For the calculation of the $$n$$-th power of a complex number expressed in trigonometric form let's see what the expression will be. We consider the product of $$n$$ complex numbers in trigonometric form:
$$$\big( |z|\cdot[\cos(\alpha)+i \cdot\sin(\alpha)] \big)^n=$$$
$$$= \big( |z|\cdot[\cos(\alpha)+i \cdot\sin(\alpha)] \big) \stackrel{(n)}{\cdots} \big( |z|\cdot[\cos(\alpha)+i \cdot\sin(\alpha)] \big)=$$$
$$$=|z|^n \cdot[\cos(n\alpha)+i \cdot\sin(n\alpha)]$$$ This formula is the one that gives the n-th power of a complex number in trigonometric form and that was given by Moivre.
Let's see an example: $$$ \displaystyle \begin{array}{rl} \big( 5\cdot[\cos(60^\circ)+i \cdot\sin(60^\circ)] \big)^3 =& 5^3 \cdot[\cos(3\cdot60^\circ)+i \cdot\sin(3\cdot60^\circ)] \\ =& 125 \cdot[\cos(180^\circ)+i \cdot\sin(180^\circ)] \end{array} $$$
Once the exponentiation is done, we can study the roots.
Given a complex number, any other complex number that is raised to the n-th exponent which gives an equal result to this first one, is said to be its $$n$$-th root.
Let's see whether, given any complex number whose module and argument are given by $$R$$ and $$\phi$$ respectively, it always has $$n$$-th roots.

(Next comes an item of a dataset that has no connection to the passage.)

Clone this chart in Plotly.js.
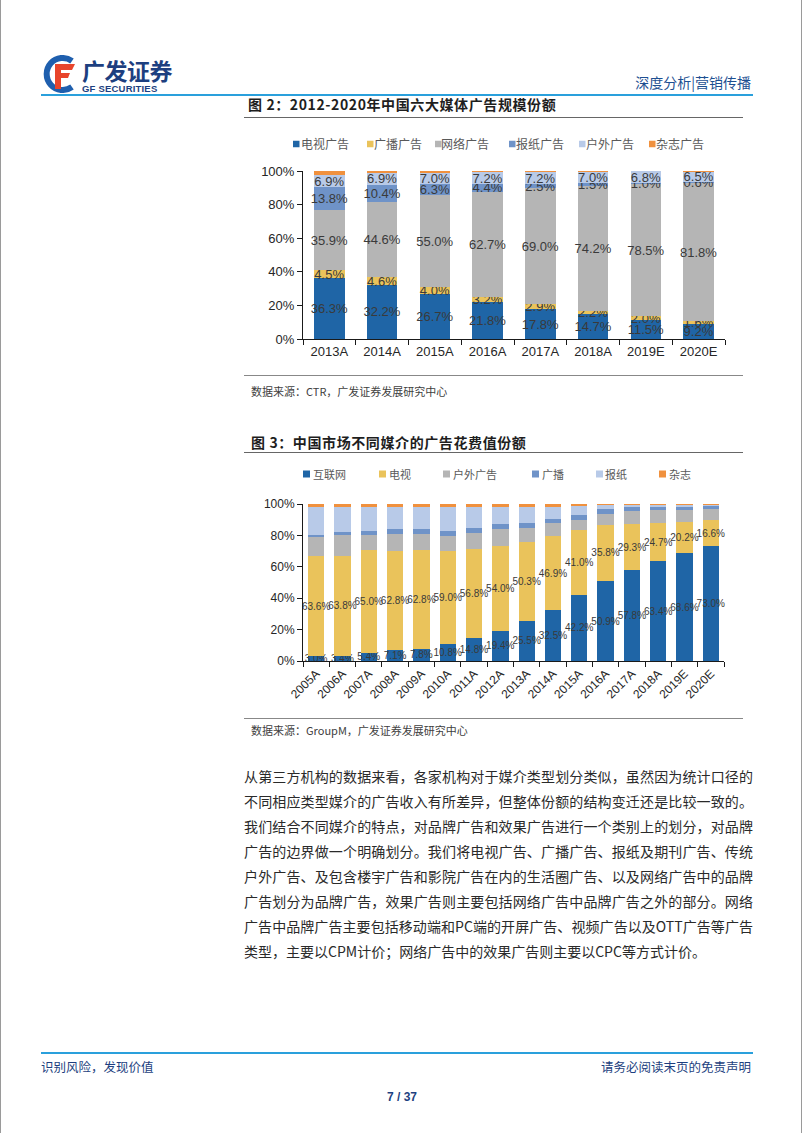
<!DOCTYPE html>
<html><head><meta charset="utf-8">
<script src="https://cdn.plot.ly/plotly-3.0.1.min.js"></script>
<style>
html,body{margin:0;padding:0;background:#fff;}
#page{position:relative;width:802px;height:1133px;overflow:hidden;background:#fff;
  font-family:"Noto Sans CJK SC","Liberation Sans",sans-serif;border-left:1px solid #9a9a9a;border-right:1px solid #9a9a9a;box-sizing:border-box;}
.abs{position:absolute;white-space:nowrap;}
.hline{position:absolute;height:0;}
.figtitle{font-size:14px;font-weight:bold;color:#1e1e1e;line-height:20px;letter-spacing:0.6px;}
.src{font-size:11px;color:#404040;line-height:16px;}
.body{position:absolute;left:243px;width:509px;font-size:14px;color:#2a2a2a;line-height:20px;
  text-align:justify;text-align-last:justify;white-space:nowrap;}
.body.last{text-align-last:left;}
#chart1{position:absolute;left:230px;top:125px;width:520px;height:245px;}
#chart2{position:absolute;left:230px;top:455px;width:510px;height:255px;}
</style></head><body>
<div id="page">
  <!-- header -->
  <svg class="abs" style="left:40px;top:55px" width="38" height="38" viewBox="0 0 38 38">
    <path d="M31 6 A16 16 0 1 0 31 32" fill="none" stroke="#1f5fae" stroke-width="6"/>
    <path d="M14 9 H34 L31 15 H20 V18 H29 L27 23 H20 V34 H14 Z" fill="#e8452c"/>
  </svg>
  <div class="abs" style="left:81px;top:55px;font-size:23px;font-weight:bold;color:#1d3f80;line-height:30px;letter-spacing:-0.5px;">广发证券</div>
  <div class="abs" style="left:81px;top:83px;font-size:9.5px;font-weight:bold;color:#1d3f80;line-height:11px;font-family:'Liberation Sans',sans-serif;letter-spacing:0.2px;">GF SECURITIES</div>
  <div class="abs" style="right:50px;top:72px;font-size:14px;color:#1d4f91;line-height:20px;">深度分析|营销传播</div>
  <div class="hline" style="left:40px;width:712px;top:94px;border-top:2px solid #2aa0dc;"></div>

  <!-- figure 2 -->
  <div class="abs figtitle" style="left:247px;top:94px;">图 2：2012-2020年中国六大媒体广告规模份额</div>
  <div class="hline" style="left:243px;width:499px;top:117px;border-top:1.5px solid #666;"></div>
  <div id="chart1"></div>
  <div class="hline" style="left:243px;width:499px;top:375px;border-top:1.5px solid #888;"></div>
  <div class="abs src" style="left:250px;top:383px;">数据来源：CTR，广发证券发展研究中心</div>

  <!-- figure 3 -->
  <div class="abs figtitle" style="left:250px;top:432px;">图 3：中国市场不同媒介的广告花费值份额</div>
  <div class="hline" style="left:243px;width:499px;top:452px;border-top:1.5px solid #666;"></div>
  <div id="chart2"></div>
  <div class="hline" style="left:243px;width:499px;top:718px;border-top:1.5px solid #888;"></div>
  <div class="abs src" style="left:250px;top:722px;">数据来源：GroupM，广发证券发展研究中心</div>

  <!-- body text -->
  <div class="body" style="top:766px;">从第三方机构的数据来看，各家机构对于媒介类型划分类似，虽然因为统计口径的</div>
  <div class="body" style="top:791px;">不同相应类型媒介的广告收入有所差异，但整体份额的结构变迁还是比较一致的。</div>
  <div class="body" style="top:816px;">我们结合不同媒介的特点，对品牌广告和效果广告进行一个类别上的划分，对品牌</div>
  <div class="body" style="top:841px;">广告的边界做一个明确划分。我们将电视广告、广播广告、报纸及期刊广告、传统</div>
  <div class="body" style="top:866px;">户外广告、及包含楼宇广告和影院广告在内的生活圈广告、以及网络广告中的品牌</div>
  <div class="body" style="top:891px;">广告划分为品牌广告，效果广告则主要包括网络广告中品牌广告之外的部分。网络</div>
  <div class="body" style="top:916px;">广告中品牌广告主要包括移动端和PC端的开屏广告、视频广告以及OTT广告等广告</div>
  <div class="body last" style="top:941px;">类型，主要以CPM计价；网络广告中的效果广告则主要以CPC等方式计价。</div>

  <!-- footer -->
  <div class="hline" style="left:40px;width:712px;top:1052px;border-top:2px solid #2aa0dc;"></div>
  <div class="abs" style="left:40px;top:1058px;font-size:12.5px;color:#1d3f80;line-height:18px;">识别风险，发现价值</div>
  <div class="abs" style="right:50px;top:1058px;font-size:12.5px;color:#1d3f80;line-height:18px;">请务必阅读末页的免责声明</div>
  <div class="abs" style="left:0;width:802px;text-align:center;top:1089px;font-size:12px;font-weight:bold;color:#1d3f80;line-height:16px;font-family:'Liberation Sans',sans-serif;">7 / 37</div>
</div>

<script>
// ---------- data: figure 2 (CTR) ----------
const years1 = ['2013A','2014A','2015A','2016A','2017A','2018A','2019E','2020E'];
const names1 = ['电视广告','广播广告','网络广告','报纸广告','户外广告','杂志广告'];
const tv1        = [36.3, 32.2, 26.7, 21.8, 17.8, 14.7, 11.5, 9.2];
const radio1     = [4.5, 4.6, 4.0, 3.2, 2.9, 2.2, 2.0, 1.6];
const internet1  = [35.9, 44.6, 55.0, 62.7, 69.0, 74.2, 78.5, 81.8];
const newspaper1 = [13.8, 10.4, 6.3, 4.4, 2.5, 1.5, 1.0, 0.6];
const outdoor1   = [6.9, 6.9, 7.0, 7.2, 7.2, 7.0, 6.8, 6.5];
const magazine1  = [2.6, 1.3, 1.0, 0.7, 0.6, 0.4, 0.2, 0.3];
const labeled1   = [true, true, true, true, true, false];

// ---------- data: figure 3 (GroupM) ----------
const years2 = ['2005A','2006A','2007A','2008A','2009A','2010A','2011A','2012A','2013A','2014A','2015A','2016A','2017A','2018A','2019E','2020E'];
const names2 = ['互联网','电视','户外广告','广播','报纸','杂志'];
const internet2  = [3.0, 3.4, 5.4, 7.1, 7.8, 10.8, 14.8, 19.4, 25.5, 32.5, 42.2, 50.9, 57.8, 63.4, 68.6, 73.0];
const tv2        = [63.6, 63.8, 65.0, 62.8, 62.8, 59.0, 56.8, 54.0, 50.3, 46.9, 41.0, 35.8, 29.3, 24.7, 20.2, 16.6];
const outdoor2   = [12.4, 12.9, 9.7, 11.0, 10.2, 10.0, 10.0, 10.4, 8.9, 8.3, 6.6, 6.9, 8.2, 8.1, 7.6, 7.4];
const radio2     = [1.5, 2.1, 2.4, 3.0, 3.0, 3.3, 3.0, 3.2, 3.0, 2.5, 3.2, 3.0, 2.6, 2.1, 1.9, 1.6];
const newspaper2 = [17.8, 16.1, 15.8, 14.4, 14.5, 15.2, 13.7, 11.3, 10.6, 8.1, 6.0, 2.6, 1.5, 1.2, 1.2, 1.0];
const magazine2  = [1.7, 1.7, 1.7, 1.7, 1.7, 1.7, 1.7, 1.7, 1.7, 1.7, 1.0, 0.8, 0.6, 0.5, 0.5, 0.4];
const labeled2   = [true, true, false, false, false, false];

// ---------- axis ticks ----------
const yTickVals = [0, 20, 40, 60, 80, 100];
const yTickText = ['0%', '20%', '40%', '60%', '80%', '100%'];

// ---------- styles ----------
const colors = ['#1F65A6', '#EAC35B', '#B5B5B5', '#6F93C8', '#B8CAE8', '#F0913E'];
const NUM = '"Liberation Sans", Arial, sans-serif';
const CJK = '"Noto Sans CJK SC", sans-serif';

function makeTraces(x, series, names, labeled, fs) {
  return series.map((s, i) => ({
    type: 'bar', x: x, y: s, name: names[i],
    marker: {color: colors[i], line: {width: 0}},
    text: s.map(v => v.toFixed(1) + '%'),
    texttemplate: labeled[i] ? '%{text}' : '',
    textposition: labeled[i] ? 'inside' : 'none',
    insidetextanchor: 'middle', textangle: 0, constraintext: 'none',
    textfont: {family: NUM, size: fs, color: '#3a3a3a'},
    hoverinfo: 'skip', showlegend: false, cliponaxis: false
  }));
}

// legend built from names/colors; rect = plot area in page pixels
function legendParts(names, sqLeft, txtLeft, yPage, rect, fs, sq) {
  const W = rect.x1 - rect.x0, H = rect.y1 - rect.y0;
  const px = p => (p - rect.x0) / W;
  const py = p => (rect.y1 - p) / H;
  const shapes = [], annotations = [];
  names.forEach((n, i) => {
    shapes.push({type: 'rect', xref: 'paper', yref: 'paper',
      x0: px(sqLeft[i]), x1: px(sqLeft[i] + sq), y0: py(yPage + sq / 2), y1: py(yPage - sq / 2),
      fillcolor: colors[i], line: {width: 0}});
    annotations.push({xref: 'paper', yref: 'paper', x: px(txtLeft[i]), y: py(yPage),
      xanchor: 'left', yanchor: 'middle', showarrow: false, text: n, borderpad: 0,
      font: {family: CJK, size: fs, color: '#595959'}});
  });
  return {shapes, annotations};
}

function axisCommon(fs) {
  return {showline: true, linecolor: '#1a1a1a', linewidth: 1, ticks: 'outside', ticklen: 5,
    tickcolor: '#1a1a1a', tickwidth: 1, showgrid: false, zeroline: false, fixedrange: true,
    tickfont: {family: NUM, size: fs, color: '#262626'}};
}

// ---------- chart 1 ----------
const rect1 = {x0: 302, x1: 724, y0: 171, y1: 339};
const leg1 = legendParts(names1, [292, 366, 434, 508, 578, 648], [299, 372, 439, 514, 584, 654], 144, rect1, 12, 6.5);
Plotly.newPlot('chart1',
  makeTraces(years1, [tv1, radio1, internet1, newspaper1, outdoor1, magazine1], names1, labeled1, 13),
  {
    width: 520, height: 245, margin: {l: 72, r: 26, t: 46, b: 31, pad: 0},
    paper_bgcolor: 'rgba(0,0,0,0)', plot_bgcolor: 'rgba(0,0,0,0)',
    barmode: 'stack', bargap: 0.42, showlegend: false,
    uniformtext: {mode: 'show', minsize: 13},
    xaxis: Object.assign(axisCommon(13), {type: 'category', tickson: 'boundaries'}),
    yaxis: Object.assign(axisCommon(13), {range: [0, 100], tickvals: yTickVals, ticktext: yTickText}),
    shapes: leg1.shapes, annotations: leg1.annotations
  }, {staticPlot: true, displayModeBar: false});

// ---------- chart 2 ----------
const rect2 = {x0: 302, x1: 723, y0: 504, y1: 661};
const leg2 = legendParts(names2, [302, 378, 442, 531, 595, 658], [311, 387, 451, 540, 603, 667], 474, rect2, 11, 7);
Plotly.newPlot('chart2',
  makeTraces(years2, [internet2, tv2, outdoor2, radio2, newspaper2, magazine2], names2, labeled2, 10),
  {
    width: 510, height: 255, margin: {l: 72, r: 17, t: 49, b: 49, pad: 0},
    paper_bgcolor: 'rgba(0,0,0,0)', plot_bgcolor: 'rgba(0,0,0,0)',
    barmode: 'stack', bargap: 0.38, showlegend: false,
    uniformtext: {mode: 'show', minsize: 10},
    xaxis: Object.assign(axisCommon(12), {type: 'category', tickson: 'boundaries', tickangle: -45}),
    yaxis: Object.assign(axisCommon(12), {range: [0, 100], tickvals: yTickVals, ticktext: yTickText}),
    shapes: leg2.shapes, annotations: leg2.annotations
  }, {staticPlot: true, displayModeBar: false});
</script>
</body></html>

From the definition the condition so that $$|z|\cdot[\cos(\alpha)+i \cdot\sin(\alpha)]$$ is an $$n$$-th root, is: $$$ \big( |z|\cdot[\cos(\alpha)+i \cdot\sin(\alpha)] \big)^n = R\cdot [\cos(\phi)+i \cdot\sin(\phi)]$$$
The two numbers represented by the first and second member of this equality have to be equal, that is, they will have to have the same norm and its arguments will have to differ in a multiple of $$360^\circ$$:
$$$ |z|^n=R \quad \text{ and } \quad n\alpha=\phi+k\cdot 360^\circ$$$
The norm $$|z|$$ is perfectly determined by the first of these equations, since it has to be a positive number and with its $$n$$-th power equal to $$R$$, whereby we conclude that:
$$$|z|=\sqrt[n]{R}$$$ This way, $$|z|$$ is the arithmetic $$n$$-th root of $$R$$.
As for the argument $$\alpha$$, the second equation gives us: $$$\alpha=\dfrac{\phi}{n}+\dfrac{k\cdot 360^\circ}{n}$$$
At first sight it might seem that it has infinite values, but in fact, for $$k = 0$$ to $$k = n-1$$ we will obtain $$n$$ different arguments, and from that we will obtain the same complex numbers that we had already found.
In short, any non zero complex number $$R\cdot [\cos(\phi)+i \cdot\sin(\phi)]$$ has $$n$$ different $$n$$-th roots, which norm is the same for all, (it is equal to the arithmetic $$n$$-th root of the norm $$R$$) and which arguments (except for multiples of $$360^\circ$$) are:
$$$ \dfrac{\phi}{n}, \ \dfrac{\phi+360^\circ}{n}, \ \dfrac{\phi+2\cdot 360^\circ}{n}, \ \dfrac{\phi+3\cdot 360^\circ}{n}, \ \dots \ , \ \dfrac{\phi+(n-1)\cdot 360^\circ}{n}$$$
Let's calculate the fourth roots of: $$$4\cdot[\cos(60^\circ)+i \cdot\sin(60^\circ)]$$$ We look for $$$ |z|^4=4 \ \Rightarrow \ |z|=\sqrt[4]{4}=\sqrt{2}$$$ And the arguments will be: $$$ \dfrac{60^\circ}{4}, \ \dfrac{60^\circ+360^\circ}{4}, \ \dfrac{60^\circ+2\cdot 360^\circ}{4}, \ \dfrac{60^\circ+3\cdot 360^\circ}{4}$$$
As we can see this method is very similar to the one used with the polar form of the complex numbers.